Signed and dated Lessore 1919 (lower left).
Provenance: With Michael Parkin Fine Art Ltd, London.
Bonham’s Sale, Modern British and Irish Art, 18 September 2012, London, Knightsbridge, lot 96.
At the time of the present portrait in 1919, Sickert and his future wife Lessore were still only friends and colleagues; indeed, 59 years old and bearded, he was still married to his second wife, the young Christine Angus, who was suffering from tuberculosis from which she would die the following year. The artist suffered deeply from the loss of Christine and shaved his head and full beard as an expression of his grief. [1]
Two more watercolour portraits of Sickert by his future wife, both signed and dated 1919 like ours, represent him with the full beard, wearing the same beige suit and purple tie, suggesting that they were all made in the same sitting as our portrait in the artist's studio (one in the Fitzwilliam Museum in Cambrige, inv. PD.5-1997 and the other one in Manchester Art Gallery, inv. 1925.190). The Cambridge portrait, showing Sickert in three-quarter view seated on an armchair, features the artist with a grumpy expression and cartoon-like beard.

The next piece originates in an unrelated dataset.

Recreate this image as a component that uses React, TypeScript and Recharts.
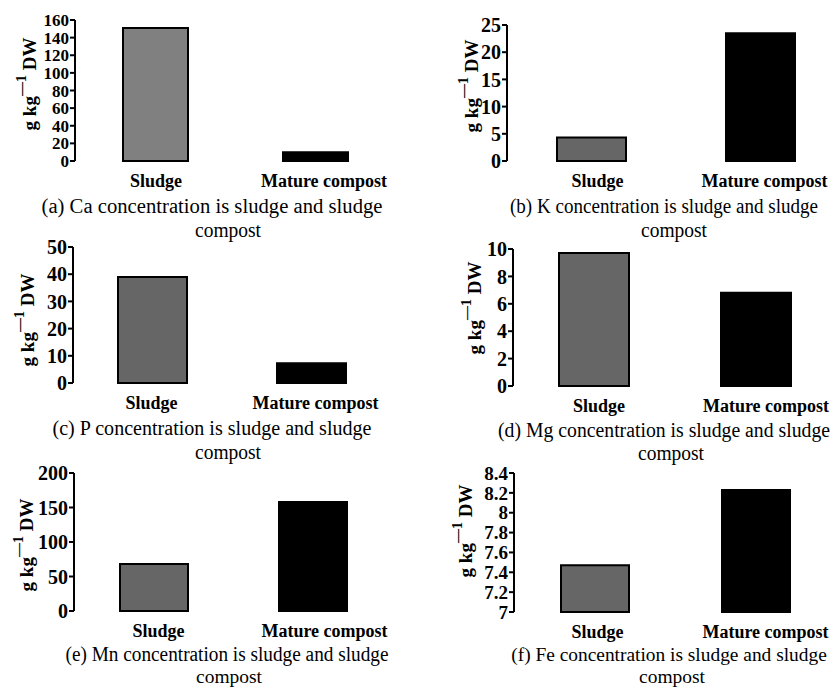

Thérèse Lessore was the youngest daughter of Jules Lessore, a painter and etcher who had moved to England in 1871. She went to the Slade and early in 1914 became a member, together with her first husband Bernard Adeney, of the newly founded London Group, and subsequently her work began to appear in many of the major avant-garde group exhibitions.
Lessore was first brought into Sickert’s circle as his student around 1910. He immediately spotted her talent and ‘admired [her] work enormously’ [2]. She had her first solo exhibition of paintings at the Eldar Gallery in London in 1918. Sickert contributed the exhibition catalogue's preface, in which he praised her "sense of design, her spare style, and her technical skill in extracting value from the interplay of coloured underpaintings and final coats of local colour" [3]. She had her first solo watercolour show in 1926. Sickert and Lessore married in 1926 and stayed together until Sickert’s death in 1942. According to Sylvia Gosse, “until Thérèse married Sickert her work was not in any way influenced by him, but after the marriage there was quite a change” [4].